Home » , » PENILAIAN OTENTIK

PENILAIAN OTENTIK

Authentic Assessment 
dan Penilaian yang Berkeadilan
(Swara Guru 'Kedaulatan Rakyat' 7 Juli 2015, hlm. 14) 


           Sejak kurikulum 2013 digulirkan, bentuk penilaian otentik memang lebih sering diperbincangkan
dibanding tahun-tahun sebelumnya. Sebenarnya bentuk penilaian ini bukanlah hal baru di dunia pendidikan. Sebelum kurikulum 2013 digulirkan, penerapan penilaian otentik sudah dilakukan oleh beberapa guru, meskipun belum dalam bentuk penilaian yang sempurna. Meskipun sudah digunakan, penilaian otentik seolah kehilangan gaung saat itu. Hal ini --mungkin--- karena belum banyak guru yang responsif terhadap penilaian otentik. 
        Permendikbud Nomor 81 A tentang Implementasi Kurikulum 2013 meng-amanatkan bentuk penilaian otentik ini untuk menilai pencapaian kompetensi peserta didik.
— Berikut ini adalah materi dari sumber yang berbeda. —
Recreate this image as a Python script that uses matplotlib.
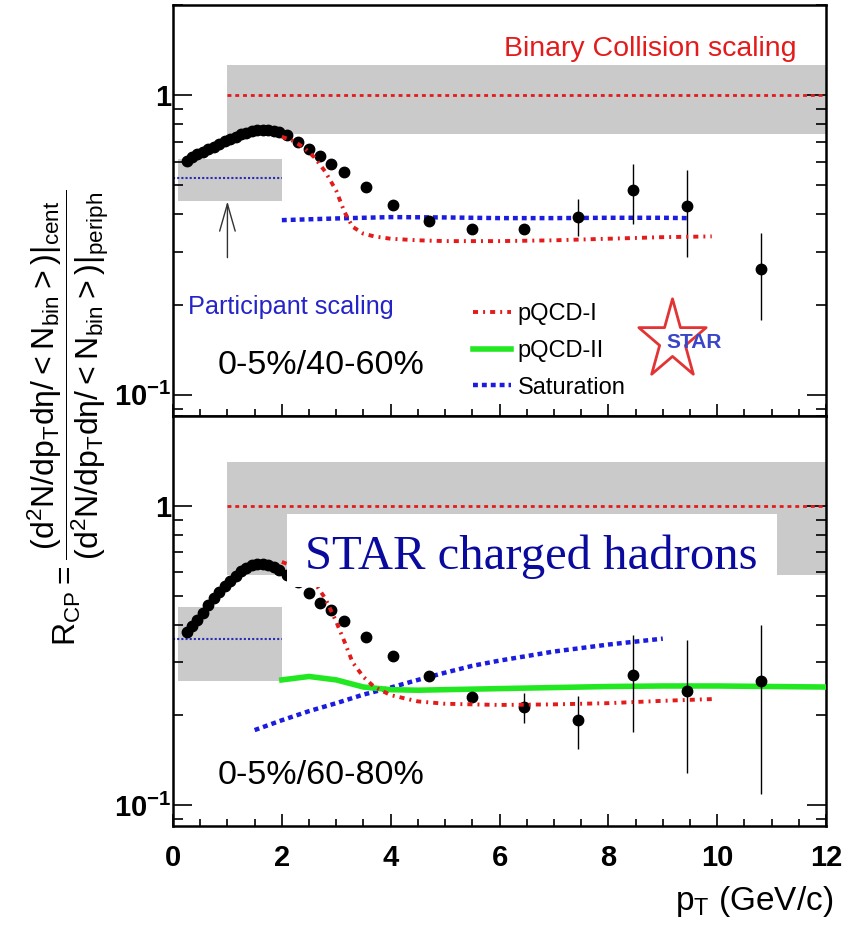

Dalam permendikbud itu dinyatakan bahwa penilaian dalam kurikulum 2013 memiliki lima karakteristik, yakni (1) prinsip belajar tuntas (mastery learning), (2) penilaian otentik, (3) berkesinambungan, (4) berdasarkan acuan kriteria, dan (5) menggunakan teknik penilaian yang bervariasi. Payung hukum ini kemudian dikukuhkan lagi dengan Permendikbud No 104 Tahun 2014 tentang Penilaian Hasil Belajar oleh Pendidik pada Pendidikan Dasar dan Pendidikan Menengah. Pada kedua permendikbud terssebut penilaian otentik menjadi suatu keharusan.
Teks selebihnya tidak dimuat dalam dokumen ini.